**Aim of the exercise**
Output the material beneath this task exactly, images excluded.

**Information supplied**

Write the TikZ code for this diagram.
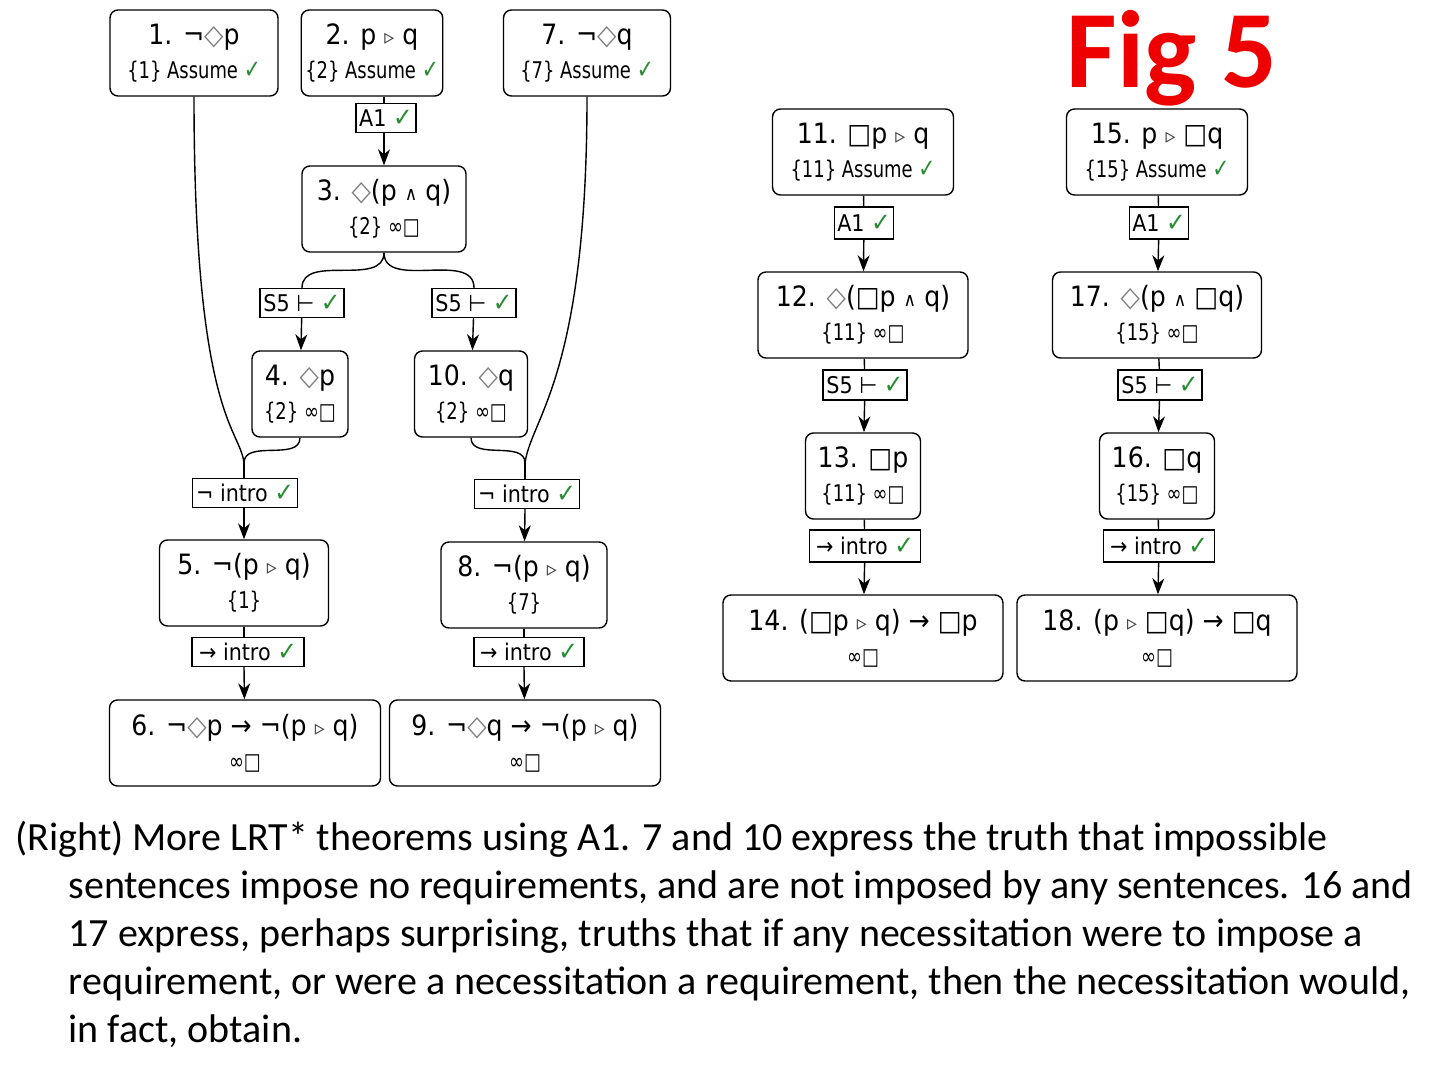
\documentclass[tikz,border=0pt]{standalone}
\usepackage{fontspec}
\usepackage{tikz}
\usetikzlibrary{arrows.meta}

\newfontfamily\boxfont[FakeStretch=0.9]{DejaVu Sans}
\newfontfamily\depfont[FakeStretch=0.78]{DejaVu Sans}
\newfontfamily\capfont{Carlito}

\definecolor{tickgreen}{RGB}{40,140,50}
\definecolor{symgray}{RGB}{125,125,125}
\definecolor{figred}{RGB}{238,0,0}

\newcommand{\ok}{\textcolor{tickgreen}{\fontsize{13}{13}\selectfont ✓}}
\newcommand{\dia}{\textcolor{symgray}{◇}}
\newcommand{\req}{{\fontsize{11}{11}\selectfont\textcolor{darkgray}{▹}}}
\newcommand{\wedg}{{\fontsize{9.5}{9.5}\selectfont ∧}}
\newcommand{\deps}[1]{{\depfont\fontsize{11.5}{14}\selectfont #1}}

\tikzset{
	prop/.style={draw, line width=0.7pt, rounded corners=4pt, align=center, minimum height=43pt, inner xsep=2pt, font=\boxfont\fontsize{14}{17}\selectfont},
	rule/.style={draw, line width=0.6pt, fill=white, inner xsep=1.5pt, inner ysep=1pt, minimum height=14.5pt, font=\boxfont\fontsize{11.5}{13}\selectfont},
	arr/.style={-{Stealth[length=8pt,width=6pt,inset=2.5pt]}},
}

\begin{document}
\begin{tikzpicture}[x=0.5pt, y=-0.5pt, line width=0.7pt]
	\useasboundingbox (0,0) rectangle (1440,1080);

	\node[prop, minimum width=84pt] (n1) at (194,53) {1. ¬\dia p\\\deps{\{1\} Assume \ok}};
	\node[prop, minimum width=70pt] (n2) at (372,53) {2. p \req{} q\\\deps{\{2\} Assume \ok}};
	\node[prop, minimum width=83.5pt] (n7) at (587,53) {7. ¬\dia q\\\deps{\{7\} Assume \ok}};
	\node[rule, minimum width=30pt] (r1) at (386,118) {A1 \ok};
	\node[prop, minimum width=82pt] (n3) at (384,209) {3. \dia(p \wedg{} q)\\\deps{\{2\} ∞□}};
	\node[rule, minimum width=42pt] (s5a) at (302,303) {S5 ⊢ \ok};
	\node[rule, minimum width=42pt] (s5b) at (474,303) {S5 ⊢ \ok};
	\node[prop, minimum width=48pt] (n4) at (300,394) {4. \dia p\\\deps{\{2\} ∞□}};
	\node[prop, minimum width=56.5pt] (n10) at (471,394) {10. \dia q\\\deps{\{2\} ∞□}};
	\coordinate (j1) at (244,463);
	\coordinate (j2) at (525,463);
	\node[rule, minimum width=52.5pt] (ni1) at (245,493) {¬ intro \ok};
	\node[rule, minimum width=52.5pt] (ni2) at (527,494) {¬ intro \ok};
	\node[prop, minimum width=84.5pt] (n5) at (244,583) {5. ¬(p \req{} q)\\\deps{\{1\}}};
	\node[prop, minimum width=83pt] (n8) at (524,585) {8. ¬(p \req{} q)\\\deps{\{7\}}};
	\node[rule, minimum width=56pt] (ri1) at (248,652) {→ intro \ok};
	\node[rule, minimum width=55pt] (ri2) at (529,652) {→ intro \ok};
	\node[prop, minimum width=135.5pt] (n6) at (245,743) {6. ¬\dia p → ¬(p \req{} q)\\\deps{∞□}};
	\node[prop, minimum width=135.5pt] (n9) at (525,743) {9. ¬\dia q → ¬(p \req{} q)\\\deps{∞□}};

	\node[prop, minimum width=90.5pt] (n11) at (863,152) {11. □p \req{} q\\\deps{\{11\} Assume \ok}};
	\node[rule, minimum width=29pt, minimum height=16pt] (ra) at (864,223) {A1 \ok};
	\node[prop, minimum width=105pt] (n12) at (863,315) {12. \dia(□p \wedg{} q)\\\deps{\{11\} ∞□}};
	\node[rule, minimum width=42pt, minimum height=15pt] (sa) at (865,385) {S5 ⊢ \ok};
	\node[prop, minimum width=57.5pt] (n13) at (863,476) {13. □p\\\deps{\{11\} ∞□}};
	\node[rule, minimum width=55.5pt, minimum height=16pt] (ia) at (865,546) {→ intro \ok};
	\node[prop, minimum width=140pt] (n14) at (863,638) {14. (□p \req{} q) → □p\\\deps{∞□}};

	\node[prop, minimum width=90.5pt] (n15) at (1157,152) {15. p \req{} □q\\\deps{\{15\} Assume \ok}};
	\node[rule, minimum width=29pt, minimum height=16pt] (rb) at (1159,223) {A1 \ok};
	\node[prop, minimum width=104.5pt] (n17) at (1157,315) {17. \dia(p \wedg{} □q)\\\deps{\{15\} ∞□}};
	\node[rule, minimum width=42pt, minimum height=15pt] (sb) at (1160,385) {S5 ⊢ \ok};
	\node[prop, minimum width=57.5pt] (n16) at (1157,476) {16. □q\\\deps{\{15\} ∞□}};
	\node[rule, minimum width=55.5pt, minimum height=16pt] (ib) at (1159,546) {→ intro \ok};
	\node[prop, minimum width=140pt] (n18) at (1157,638) {18. (p \req{} □q) → □q\\\deps{∞□}};

	\draw (n2.south -| n3) -- (n3 |- r1.north);
	\draw[arr] (n3 |- r1.south) -- (n3);
	\draw (n3.south) to[out=-90, in=90] (s5a.north);
	\draw (n3.south) to[out=-90, in=90] (s5b.north);
	\draw[arr] (s5a) -- (n4);
	\draw[arr] (s5b) -- (n10);
	\draw (n1.south) .. controls +(0,320) and +(-4,-35) .. (j1);
	\draw (n4.south) to[out=-90, in=90] (j1);
	\draw (n7.south) .. controls +(0,280) and +(6,-45) .. (j2);
	\draw (n10.south) to[out=-90, in=90] (j2);
	\draw (j1) -- (j1 |- ni1.north);
	\draw (j2) -- (j2 |- ni2.north);
	\draw[arr] (j1 |- ni1.south) -- (n5);
	\draw[arr] (j2 |- ni2.south) -- (n8);
	\draw (n5) -- (n5 |- ri1.north);
	\draw (n8) -- (n8 |- ri2.north);
	\draw[arr] (n5 |- ri1.south) -- (n6);
	\draw[arr] (n8 |- ri2.south) -- (n9);

	\draw (n11) -- (ra);
	\draw[arr] (ra) -- (n12);
	\draw (n12) -- (sa);
	\draw[arr] (sa) -- (n13);
	\draw (n13) -- (ia);
	\draw[arr] (ia) -- (n14);
	\draw (n15) -- (rb);
	\draw[arr] (rb) -- (n17);
	\draw (n17) -- (sb);
	\draw[arr] (sb) -- (n16);
	\draw (n16) -- (ib);
	\draw[arr] (ib) -- (n18);

	\node[anchor=base west, inner sep=0, text=figred, font=\capfont\bfseries\fontsize{55}{60}\selectfont] (fig) at (1066,88) {Fig 5};
	\node[anchor=north west, inner sep=0, align=left, font=\capfont\fontsize{20}{24}\selectfont] (cap) at (15,821) {(Right) More LRT* theorems using A1. 7 and 10 express the truth that impossible\\
		\hspace*{26.5pt}sentences impose no requirements, and are not imposed by any sentences. 16 and\\
		\hspace*{26.5pt}17 express, perhaps surprising, truths that if any necessitation were to impose a\\
		\hspace*{26.5pt}requirement, or were a necessitation a requirement, then the necessitation would,\\
		\hspace*{26.5pt}in fact, obtain.};
\end{tikzpicture}
\end{document}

**Answer to this problem**
Write the TikZ code for this diagram.
\documentclass[tikz,border=0pt]{standalone}
\usepackage{fontspec}
\usepackage{tikz}
\usetikzlibrary{arrows.meta}

\newfontfamily\boxfont[FakeStretch=0.9]{DejaVu Sans}
\newfontfamily\depfont[FakeStretch=0.78]{DejaVu Sans}
\newfontfamily\capfont{Carlito}

\definecolor{tickgreen}{RGB}{40,140,50}
\definecolor{symgray}{RGB}{125,125,125}
\definecolor{figred}{RGB}{238,0,0}

\newcommand{\ok}{\textcolor{tickgreen}{\fontsize{13}{13}\selectfont ✓}}
\newcommand{\dia}{\textcolor{symgray}{◇}}
\newcommand{\req}{{\fontsize{11}{11}\selectfont\textcolor{darkgray}{▹}}}
\newcommand{\wedg}{{\fontsize{9.5}{9.5}\selectfont ∧}}
\newcommand{\deps}[1]{{\depfont\fontsize{11.5}{14}\selectfont #1}}

\tikzset{
	prop/.style={draw, line width=0.7pt, rounded corners=4pt, align=center, minimum height=43pt, inner xsep=2pt, font=\boxfont\fontsize{14}{17}\selectfont},
	rule/.style={draw, line width=0.6pt, fill=white, inner xsep=1.5pt, inner ysep=1pt, minimum height=14.5pt, font=\boxfont\fontsize{11.5}{13}\selectfont},
	arr/.style={-{Stealth[length=8pt,width=6pt,inset=2.5pt]}},
}

\begin{document}
\begin{tikzpicture}[x=0.5pt, y=-0.5pt, line width=0.7pt]
	\useasboundingbox (0,0) rectangle (1440,1080);

	\node[prop, minimum width=84pt] (n1) at (194,53) {1. ¬\dia p\\\deps{\{1\} Assume \ok}};
	\node[prop, minimum width=70pt] (n2) at (372,53) {2. p \req{} q\\\deps{\{2\} Assume \ok}};
	\node[prop, minimum width=83.5pt] (n7) at (587,53) {7. ¬\dia q\\\deps{\{7\} Assume \ok}};
	\node[rule, minimum width=30pt] (r1) at (386,118) {A1 \ok};
	\node[prop, minimum width=82pt] (n3) at (384,209) {3. \dia(p \wedg{} q)\\\deps{\{2\} ∞□}};
	\node[rule, minimum width=42pt] (s5a) at (302,303) {S5 ⊢ \ok};
	\node[rule, minimum width=42pt] (s5b) at (474,303) {S5 ⊢ \ok};
	\node[prop, minimum width=48pt] (n4) at (300,394) {4. \dia p\\\deps{\{2\} ∞□}};
	\node[prop, minimum width=56.5pt] (n10) at (471,394) {10. \dia q\\\deps{\{2\} ∞□}};
	\coordinate (j1) at (244,463);
	\coordinate (j2) at (525,463);
	\node[rule, minimum width=52.5pt] (ni1) at (245,493) {¬ intro \ok};
	\node[rule, minimum width=52.5pt] (ni2) at (527,494) {¬ intro \ok};
	\node[prop, minimum width=84.5pt] (n5) at (244,583) {5. ¬(p \req{} q)\\\deps{\{1\}}};
	\node[prop, minimum width=83pt] (n8) at (524,585) {8. ¬(p \req{} q)\\\deps{\{7\}}};
	\node[rule, minimum width=56pt] (ri1) at (248,652) {→ intro \ok};
	\node[rule, minimum width=55pt] (ri2) at (529,652) {→ intro \ok};
	\node[prop, minimum width=135.5pt] (n6) at (245,743) {6. ¬\dia p → ¬(p \req{} q)\\\deps{∞□}};
	\node[prop, minimum width=135.5pt] (n9) at (525,743) {9. ¬\dia q → ¬(p \req{} q)\\\deps{∞□}};

	\node[prop, minimum width=90.5pt] (n11) at (863,152) {11. □p \req{} q\\\deps{\{11\} Assume \ok}};
	\node[rule, minimum width=29pt, minimum height=16pt] (ra) at (864,223) {A1 \ok};
	\node[prop, minimum width=105pt] (n12) at (863,315) {12. \dia(□p \wedg{} q)\\\deps{\{11\} ∞□}};
	\node[rule, minimum width=42pt, minimum height=15pt] (sa) at (865,385) {S5 ⊢ \ok};
	\node[prop, minimum width=57.5pt] (n13) at (863,476) {13. □p\\\deps{\{11\} ∞□}};
	\node[rule, minimum width=55.5pt, minimum height=16pt] (ia) at (865,546) {→ intro \ok};
	\node[prop, minimum width=140pt] (n14) at (863,638) {14. (□p \req{} q) → □p\\\deps{∞□}};

	\node[prop, minimum width=90.5pt] (n15) at (1157,152) {15. p \req{} □q\\\deps{\{15\} Assume \ok}};
	\node[rule, minimum width=29pt, minimum height=16pt] (rb) at (1159,223) {A1 \ok};
	\node[prop, minimum width=104.5pt] (n17) at (1157,315) {17. \dia(p \wedg{} □q)\\\deps{\{15\} ∞□}};
	\node[rule, minimum width=42pt, minimum height=15pt] (sb) at (1160,385) {S5 ⊢ \ok};
	\node[prop, minimum width=57.5pt] (n16) at (1157,476) {16. □q\\\deps{\{15\} ∞□}};
	\node[rule, minimum width=55.5pt, minimum height=16pt] (ib) at (1159,546) {→ intro \ok};
	\node[prop, minimum width=140pt] (n18) at (1157,638) {18. (p \req{} □q) → □q\\\deps{∞□}};

	\draw (n2.south -| n3) -- (n3 |- r1.north);
	\draw[arr] (n3 |- r1.south) -- (n3);
	\draw (n3.south) to[out=-90, in=90] (s5a.north);
	\draw (n3.south) to[out=-90, in=90] (s5b.north);
	\draw[arr] (s5a) -- (n4);
	\draw[arr] (s5b) -- (n10);
	\draw (n1.south) .. controls +(0,320) and +(-4,-35) .. (j1);
	\draw (n4.south) to[out=-90, in=90] (j1);
	\draw (n7.south) .. controls +(0,280) and +(6,-45) .. (j2);
	\draw (n10.south) to[out=-90, in=90] (j2);
	\draw (j1) -- (j1 |- ni1.north);
	\draw (j2) -- (j2 |- ni2.north);
	\draw[arr] (j1 |- ni1.south) -- (n5);
	\draw[arr] (j2 |- ni2.south) -- (n8);
	\draw (n5) -- (n5 |- ri1.north);
	\draw (n8) -- (n8 |- ri2.north);
	\draw[arr] (n5 |- ri1.south) -- (n6);
	\draw[arr] (n8 |- ri2.south) -- (n9);

	\draw (n11) -- (ra);
	\draw[arr] (ra) -- (n12);
	\draw (n12) -- (sa);
	\draw[arr] (sa) -- (n13);
	\draw (n13) -- (ia);
	\draw[arr] (ia) -- (n14);
	\draw (n15) -- (rb);
	\draw[arr] (rb) -- (n17);
	\draw (n17) -- (sb);
	\draw[arr] (sb) -- (n16);
	\draw (n16) -- (ib);
	\draw[arr] (ib) -- (n18);

	\node[anchor=base west, inner sep=0, text=figred, font=\capfont\bfseries\fontsize{55}{60}\selectfont] (fig) at (1066,88) {Fig 5};
	\node[anchor=north west, inner sep=0, align=left, font=\capfont\fontsize{20}{24}\selectfont] (cap) at (15,821) {(Right) More LRT* theorems using A1. 7 and 10 express the truth that impossible\\
		\hspace*{26.5pt}sentences impose no requirements, and are not imposed by any sentences. 16 and\\
		\hspace*{26.5pt}17 express, perhaps surprising, truths that if any necessitation were to impose a\\
		\hspace*{26.5pt}requirement, or were a necessitation a requirement, then the necessitation would,\\
		\hspace*{26.5pt}in fact, obtain.};
\end{tikzpicture}
\end{document}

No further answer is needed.